At Carey, when a student makes a serious mistake which has a significant impact on the health, safety or wellbeing of others in our community, firstly it will be thoroughly investigated. Sometimes it can be resolved easily amongst the students and staff. But sometimes it requires a meeting to be held in my office or with one of the School section heads, with the student, parents and the pastoral care staff all present.
We clarify what has occurred. Within a restorative justice framework, we discuss how such a poor decision impacted on the wellbeing and safety of others, the School, and the student. We consider the School’s behaviour code and how it must be fairly implemented. We discuss punishment, but also care for the victims and for the perpetrator. Hopefully we can find an educational assignment so more learning can occur.
We ask the student how they can try to rectify the situation and what can be learnt from it. When the School, parents and student are working in alignment, the outcomes are superb. However, sometimes the outcome is poor and not what we hoped for, particularly if the parents or the student cannot accept responsibility and have a blame mentality.

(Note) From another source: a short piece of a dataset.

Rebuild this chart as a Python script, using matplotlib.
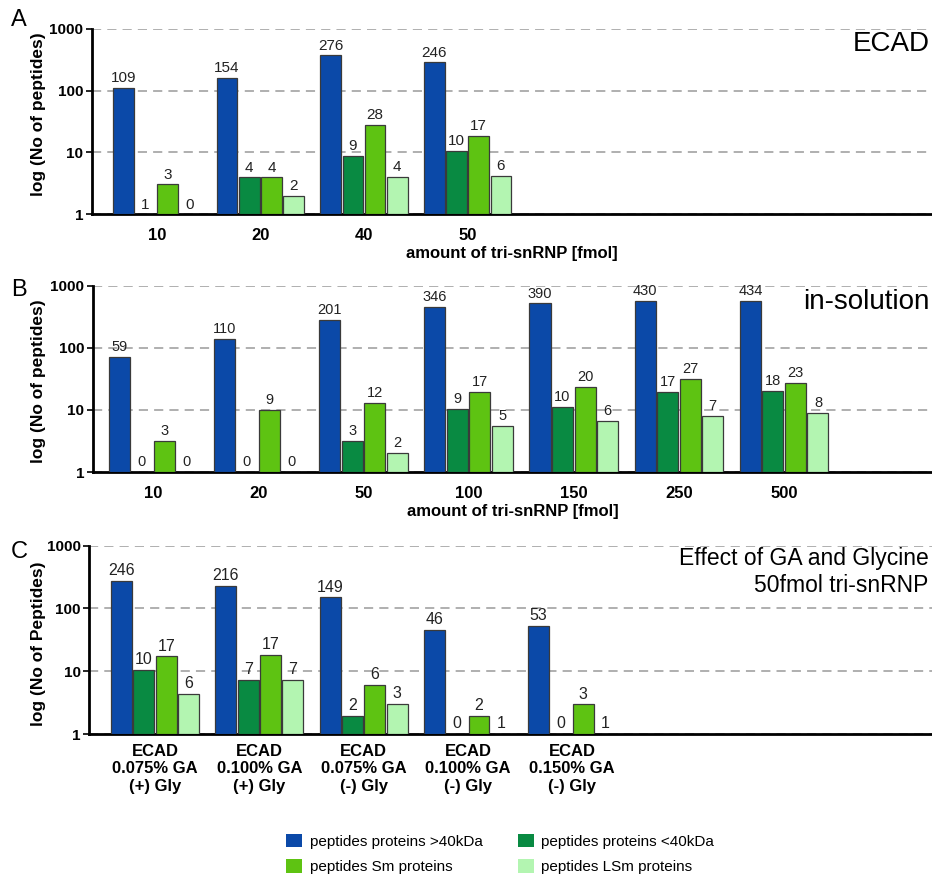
import matplotlib
matplotlib.use("Agg")
import matplotlib.pyplot as plt
from matplotlib.patches import Patch
import numpy as np

plt.rcParams['font.family'] = ['Liberation Sans', 'DejaVu Sans']

# colours of the four peptide classes
C_GT40 = "#0b49a8"
C_LT40 = "#098a42"
C_SM = "#5ec312"
C_LSM = "#b3f5b1"
EDGE = "#3a3a3a"

series_names = ["peptides proteins >40kDa", "peptides proteins <40kDa",
                "peptides Sm proteins", "peptides LSm proteins"]

# --- panel A: ECAD, amount of tri-snRNP
a_cats = ["10", "20", "40", "50"]
a_gt40_lbl = [109, 154, 276, 246]
a_lt40_lbl = [1, 4, 9, 10]
a_sm_lbl = [3, 4, 28, 17]
a_lsm_lbl = [0, 2, 4, 6]
# bar heights as drawn in the figure
a_gt40_bar = [112, 160, 370, 286]
a_lt40_bar = [1, 3.95, 8.9, 10.5]
a_sm_bar = [3.05, 3.95, 27.9, 18.3]
a_lsm_bar = [1, 2.0, 4.0, 4.2]

# --- panel B: in-solution
b_cats = ["10", "20", "50", "100", "150", "250", "500"]
b_gt40_lbl = [59, 110, 201, 346, 390, 430, 434]
b_lt40_lbl = [0, 0, 3, 9, 10, 17, 18]
b_sm_lbl = [3, 9, 12, 17, 20, 27, 23]
b_lsm_lbl = [0, 0, 2, 5, 6, 7, 8]
b_gt40_bar = [71, 139, 284, 452, 518, 573, 573]
b_lt40_bar = [1, 1, 3.2, 10.3, 11.2, 19.5, 20.5]
b_sm_bar = [3.2, 10, 12.8, 19.5, 23.2, 32, 27]
b_lsm_bar = [1, 1, 2.05, 5.5, 6.65, 7.9, 8.85]

# --- panel C: effect of GA and glycine
c_cats = ["ECAD\n0.075% GA\n(+) Gly", "ECAD\n0.100% GA\n(+) Gly",
          "ECAD\n0.075% GA\n(-) Gly", "ECAD\n0.100% GA\n(-) Gly",
          "ECAD\n0.150% GA\n(-) Gly"]
c_gt40_lbl = [246, 216, 149, 46, 53]
c_lt40_lbl = [10, 7, 2, 0, 0]
c_sm_lbl = [17, 17, 6, 2, 3]
c_lsm_lbl = [6, 7, 3, 1, 1]
c_gt40_bar = [275, 232, 150, 45.5, 52.5]
c_lt40_bar = [10.4, 7.2, 1.96, 1, 1]
c_sm_bar = [17.3, 18, 6.0, 1.96, 2.97]
c_lsm_bar = [4.3, 7.2, 3.0, 1, 1]

W, H = 932, 875
fig = plt.figure(figsize=(W / 100, H / 100), dpi=100)


def px_axes(left, top, bottom):
    return fig.add_axes([left / W, (H - bottom) / H, 1 - left / W, (bottom - top) / H])


def draw_panel(ax, cats, bars, labels, xlim, lbl_size, tick_size, tick_pad):
    colors = [C_GT40, C_LT40, C_SM, C_LSM]
    x = np.arange(len(cats))
    step = 0.214
    for k in range(4):
        xs = x + (k - 1.5) * step
        hs = np.array(bars[k], dtype=float)
        ax.bar(xs, hs - 1, width=0.2, bottom=1, color=colors[k],
               edgecolor=EDGE, linewidth=0.9, zorder=3)
        for xi, h, lb in zip(xs, hs, labels[k]):
            ax.annotate(str(lb), (xi, h), xytext=(0, 2), textcoords="offset points",
                        ha="center", va="bottom", fontsize=lbl_size, color="#222222")
    ax.set_yscale("log")
    ax.set_ylim(1, 1000)
    ax.set_xlim(*xlim)
    ax.set_yticks([1, 10, 100, 1000])
    ax.set_yticklabels(["1", "10", "100", "1000"], fontweight="bold", fontsize=11)
    ax.yaxis.set_minor_locator(matplotlib.ticker.NullLocator())
    ax.set_xticks(x)
    ax.set_xticklabels(cats, fontweight="bold", fontsize=tick_size, linespacing=1.2)
    ax.tick_params(axis="x", length=0, pad=tick_pad)
    ax.tick_params(axis="y", length=4, width=1.2, pad=2)
    for s in ("top", "right"):
        ax.spines[s].set_visible(False)
    for s in ("left", "bottom"):
        ax.spines[s].set_linewidth(2)
    ax.yaxis.grid(True, linestyle=(0, (6, 4)), color="#9a9a9a", linewidth=1.1, zorder=0)
    ax.set_axisbelow(True)


# A
axA = px_axes(91.7, 28.7, 214.3)
draw_panel(axA, a_cats, [a_gt40_bar, a_lt40_bar, a_sm_bar, a_lsm_bar],
           [a_gt40_lbl, a_lt40_lbl, a_sm_lbl, a_lsm_lbl],
           (-0.627, 7.48), 11, 12, 10)
axA.set_xlabel("amount of tri-snRNP [fmol]", fontweight="bold", fontsize=12, labelpad=2)
axA.set_ylabel("log (No of peptides)", fontweight="bold", fontsize=12.5)
axA.yaxis.set_label_coords((46 - 91.7) / (W - 91.7), 0.54)
axA.text(0.997, 0.92, "ECAD", transform=axA.transAxes, ha="right", va="center", fontsize=20)

# B
axB = px_axes(92.7, 285.7, 472)
draw_panel(axB, b_cats, [b_gt40_bar, b_lt40_bar, b_sm_bar, b_lsm_bar],
           [b_gt40_lbl, b_lt40_lbl, b_sm_lbl, b_lsm_lbl],
           (-0.573, 7.405), 10.5, 12, 10)
axB.set_xlabel("amount of tri-snRNP [fmol]", fontweight="bold", fontsize=12, labelpad=2)
axB.set_ylabel("log (No of peptides)", fontweight="bold", fontsize=12.5)
axB.yaxis.set_label_coords((46 - 92.7) / (W - 92.7), 0.49)
axB.text(0.997, 0.915, "in-solution", transform=axB.transAxes, ha="right", va="center",
         fontsize=20)

# C
axC = px_axes(89.3, 545.7, 734)
draw_panel(axC, c_cats, [c_gt40_bar, c_lt40_bar, c_sm_bar, c_lsm_bar],
           [c_gt40_lbl, c_lt40_lbl, c_sm_lbl, c_lsm_lbl],
           (-0.63, 7.45), 11.5, 12, 7)
axC.set_ylabel("log (No of Peptides)", fontweight="bold", fontsize=12.5)
axC.yaxis.set_label_coords((46 - 89.3) / (W - 89.3), 0.48)
axC.text(0.996, 0.86, "Effect of GA and Glycine\n50fmol tri-snRNP", transform=axC.transAxes,
         ha="right", va="center", fontsize=16.5, linespacing=1.25)

# panel letters
for letter, ypx in (("A", 20), ("B", 290), ("C", 552)):
    fig.text(19 / W, 1 - ypx / H, letter, ha="center", va="center", fontsize=17)

handles = [Patch(facecolor=c, edgecolor="none") for c in (C_GT40, C_LT40, C_SM, C_LSM)]
order = [0, 2, 1, 3]
fig.legend([handles[i] for i in order], [series_names[i] for i in order],
           ncol=2, loc="center", bbox_to_anchor=(500 / W, 21 / H), frameon=False,
           fontsize=11, handlelength=1.05, handleheight=1.0, handletextpad=0.5,
           columnspacing=2.3, labelspacing=0.7)

fig.savefig("out.png", dpi=100)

I do not like blame. Blame often deflects people from accepting personal responsibility. Life is full of temptation. Starting with Genesis, should Adam and Eve blame God for the creation, the garden, and the temptation? Just like Adam and Eve, we are constantly tempted. However, we make our own decisions and have to accept the consequences of such decisions, both good and bad. I frequently remind students and, at times, their parents that students have rights. With rights come responsibilities. More important though there are the consequences associated from exercising those rights and responsibilities. Students must accept the consequences, however hard they may appear to be.
We must continue to trust our young people. We must give them the freedom to learn, to take risks, make mistakes, and then learn from the mistakes. As the Irish proverb says, ‘You have got to do your own growing, no matter how tall your grandfather was’.
Despite the fact when something goes wrong, it might appear easier and safer to ban them, ground them, or not trust them. We must not only allow them the chance to exercise their freedom, but also a chance to live with the consequences of a poor decision.
We hope your values and that of Carey will hold firm, because ultimately the decisions and consequences from exercising rights and responsibilities will be exercised not by you, the staff or me, but by your son or daughter.